December 5, 2018 - Hauser & Wirth Publishers - Ursula, a new quarterly magazine
December 5, 2018

Hauser & Wirth Publishers

Photo: Ed Park.

Announcing Ursula, a new quarterly magazine

“People were saying, ‘They won’t let us.’ I was frustrated by us not letting ourselves. Not understanding that we, in fact, can create what we need. If the doors aren’t being opened for you, then go out and make your own doors. Artists need opportunities for their work to be experienced by others. So let’s just create that.”—Linda Goode Bryant, founder of Just Above Midtown Gallery (1974-1986) and Project EATS.

Ursula, a new quarterly magazine from Hauser & Wirth, launches in December 2018 by looking back to find ways forward.
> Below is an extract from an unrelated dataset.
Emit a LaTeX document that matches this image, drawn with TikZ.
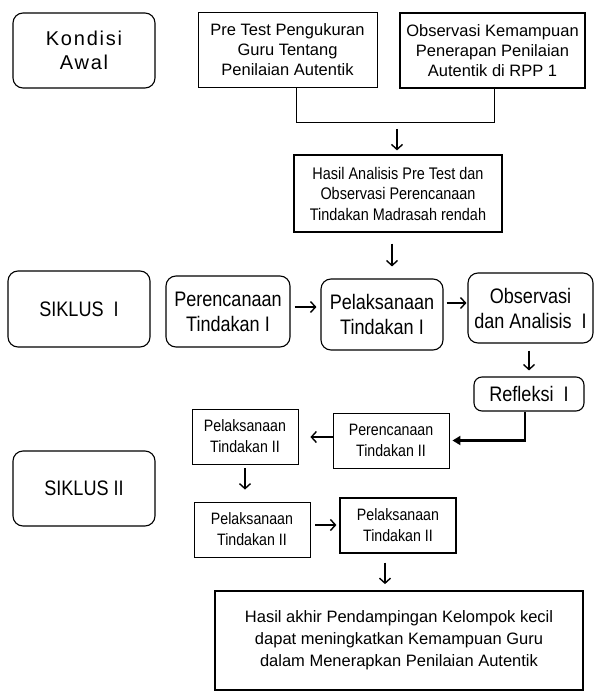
\documentclass[tikz,border=0pt]{standalone}
\usepackage{fontspec}
\setmainfont{Liberation Sans}
\newfontfamily\nar[FakeStretch=0.86]{Liberation Sans}
\newfontfamily\spc[LetterSpace=9]{Liberation Sans}
\usetikzlibrary{arrows.meta}
\tikzset{
  sq/.style={draw, line width=0.9pt, align=center, inner sep=0pt},
  rnd/.style={draw, line width=1.1pt, rounded corners=10pt, align=center, inner sep=0pt},
  arr/.style={line width=1.4pt, -{Straight Barb[length=5pt,width=11pt,line width=1.4pt]}},
  bigarr/.style={line width=2.2pt, -{Triangle[length=8pt,width=9pt]}},
  conn/.style={line width=1pt},
}
\begin{document}
\begin{tikzpicture}[x=1pt,y=-1pt]
\useasboundingbox (0,0) rectangle (596,695);
% top row
\node[rnd, minimum width=142pt, minimum height=75pt,
  font=\spc\fontsize{20}{24}\selectfont] (kondisi) at (84,50.5) {Kondisi\\Awal};
\node[sq, minimum width=179pt, minimum height=75pt,
  font=\fontsize{16.5}{20}\selectfont] (pretest) at (287.5,49.5)
  {Pre Test Pengukuran\\Guru Tentang\\Penilaian Autentik};
\node[sq, line width=1.6pt, minimum width=185pt, minimum height=75pt,
  font=\fontsize{16.5}{20}\selectfont] (obsawal) at (492.5,50.5)
  {Observasi Kemampuan\\Penerapan Penilaian\\Autentik di RPP 1};
\coordinate (join) at (397,123);
\node[sq, line width=1.2pt, minimum width=208pt, minimum height=77pt,
  font=\nar\fontsize{16.8}{20.5}\selectfont] (hasil) at (398,193.5)
  {Hasil Analisis Pre Test dan\\Observasi Perencanaan\\Tindakan Madrasah rendah};
% siklus I
\node[rnd, minimum width=142pt, minimum height=76pt,
  font=\nar\fontsize{21}{25}\selectfont] (siklus1) at (79,309) {SIKLUS\ \ I};
\node[rnd, minimum width=124pt, minimum height=71pt,
  font=\nar\fontsize{21}{25}\selectfont] (ren1) at (228,311.5) {Perencanaan\\Tindakan I};
\node[rnd, minimum width=122pt, minimum height=71pt,
  font=\nar\fontsize{21}{25}\selectfont] (pel1) at (382,314.5) {Pelaksanaan\\Tindakan I};
\node[rnd, minimum width=125pt, minimum height=70pt,
  font=\nar\fontsize{21}{25}\selectfont] (obs1) at (530.5,308) {Observasi\\dan Analisis\ \ I};
\node[rnd, rounded corners=8pt, minimum width=110pt, minimum height=34pt,
  font=\nar\fontsize{21}{25}\selectfont] (refl) at (529,394) {Refleksi\ \ I};
% siklus II
\node[sq, minimum width=116pt, minimum height=55pt,
  font=\nar\fontsize{16.5}{21}\selectfont] (ren2) at (391,440.5) {Perencanaan\\Tindakan II};
\node[sq, minimum width=106pt, minimum height=55pt,
  font=\nar\fontsize{16.5}{21}\selectfont] (pel2a) at (245,436.5) {Pelaksanaan\\Tindakan II};
\node[rnd, minimum width=142pt, minimum height=75pt,
  font=\nar\fontsize{21}{25}\selectfont] (siklus2) at (84,488.5) {SIKLUS II};
\node[sq, minimum width=116pt, minimum height=55pt,
  font=\nar\fontsize{16.5}{21}\selectfont] (pel2b) at (252,529.5) {Pelaksanaan\\Tindakan II};
\node[sq, line width=1.2pt, minimum width=116pt, minimum height=55pt,
  font=\nar\fontsize{16.5}{21}\selectfont] (pel2c) at (398,525.5) {Pelaksanaan\\Tindakan II};
\node[sq, line width=1.8pt, minimum width=368pt, minimum height=99pt,
  font=\fontsize{16.5}{22}\selectfont] (final) at (399,640.5)
  {Hasil akhir Pendampingan Kelompok kecil\\dapat meningkatkan Kemampuan Guru\\dalam Menerapkan Penilaian Autentik};
% connectors
\draw[conn] ([xshift=8.5pt]pretest.south) -- ([xshift=8.5pt]pretest.south |- join)
  -- ([xshift=1.5pt]obsawal.south |- join) -- ([xshift=1.5pt]obsawal.south);
\draw[arr, shorten <=6pt, shorten >=4pt] (join) -- (join |- hasil.north);
\draw[arr, shorten <=11pt, shorten >=12pt] ([xshift=-6pt]hasil.south) -- ([xshift=-6pt]hasil.south |- pel1.north);
\draw[arr, shorten <=4pt, shorten >=4pt] ([yshift=4.5pt]ren1.east) -- ([yshift=4.5pt]ren1.east -| pel1.west);
\draw[arr, shorten <=3pt, shorten >=1pt] ([yshift=11.5pt]pel1.east) -- ([yshift=11.5pt]pel1.east -| obs1.west);
\draw[arr, shorten <=7pt, shorten >=6pt] ([xshift=-1.5pt]obs1.south) -- ([xshift=-1.5pt]obs1.south |- refl.north);
\draw[bigarr, shorten >=3pt] ([xshift=-4pt]refl.south) |- (ren2.east);
\draw[arr, shorten >=12pt] ([yshift=3.5pt]ren2.west) -- ([yshift=3.5pt]ren2.west -| pel2a.east);
\draw[arr, shorten <=4pt, shorten >=12pt] (pel2a.south) -- (pel2a.south |- pel2b.north);
\draw[arr, shorten <=5pt, shorten >=3pt] ([yshift=4.5pt]pel2b.east) -- ([yshift=4.5pt]pel2b.east -| pel2c.west);
\draw[arr, shorten <=9pt, shorten >=6pt] ([xshift=-13pt]pel2c.south) -- ([xshift=-13pt]pel2c.south |- final.north);
\end{tikzpicture}
\end{document}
The cover conversation, between two longtime friends—the pioneering dealer, filmmaker and activist Linda Goode Bryant and the artist Senga Nengudi—revisits the early days of the Just Above Midtown gallery, the first African-American-owned commercial gallery showing artists of color in Manhattan. The deeply personal conversation touches on questions on power, feminism, motherhood, the art world, social justice and food politics.

Other scenes from the first issue:

A cover built around a new collage by Lorna Simpson, based on a portrait of Linda Goode Bryant.

From the archives: A 1943 letter in disappearing ink written to photographer August Sander by his son, Erich, smuggled from the Nazi prison where he would die. “If only all the misery would come to an end soon …”

A new poem by Robin Coste Lewis, winner of the National Book Award, in response to the sculpture of Jack Whitten (1939-2018).“Outside I am a bird / but inside I am a boat / a boat in which I ferry our future back / and forth between the ancient and modern world.”

An essay by Alissa Bennett on her obsession with the life of Baroness Marion Lambert and Lambert’s tempestuous correspondence with crime writer Dominick Dunne. “While Marion was busy collecting a series of young women who could function as rotating surrogates for her absent daughter, I was busy looking for a person in the art world who could reliably follow through with a performance of liking me.”

An essay by Randy Kennedy about the underground influence of the classics scholar and radical Freudian Norman O. Brown on postwar art. “David Cronenberg, whose 1975 horror movie Shivers was inspired by Brown, once said: ‘Even old Norm had some trouble when he tried to figure out how that kind of Dionysian consciousness would function in a society where you had to cross the street and not get hit by a car.”

A conversation with Ida Applebroog, on her life and work: “I mean, I knew there was a lot wrong, personally, but it never occurred to me it was something I could do anything about. It was only later on that I read Betty Friedan. It was like this whole world suddenly opened and, ‘Oh really? Oh my God. Really? Yes, really.’”

An essay by Luc Sante about the under-traveled byways of Belgian surrealism and its engagement with the camera: “Since surrealism, like humor, can simply result from thwarted expectations—I reach for my hat but instead grab a fish—all photography has to do to be surrealist, in the final tally, is to be literal.”

A portfolio of new paintings by Amy Sherald: “The people have relieved themselves of the need to perform, and they’re just being themselves. When you walk into the painting, you’re walking into their space. The gaze is different.”

A profile of the architect Thomas Phifer by Thomas de Monchaux: “After mastering a certain soap-bubble lightness, he wanted to understand how a building could be more like a river stone, embedded in the flow of its place. ‘We were trying to get at this heaviness, to get down to earth.’”

A recipe by Pipilotti Rist for Japanese pickles: “Did you think they were made with vinegar? Wrong. It is one of the facts that made me aware that I should remember not to trust my first assumptions.”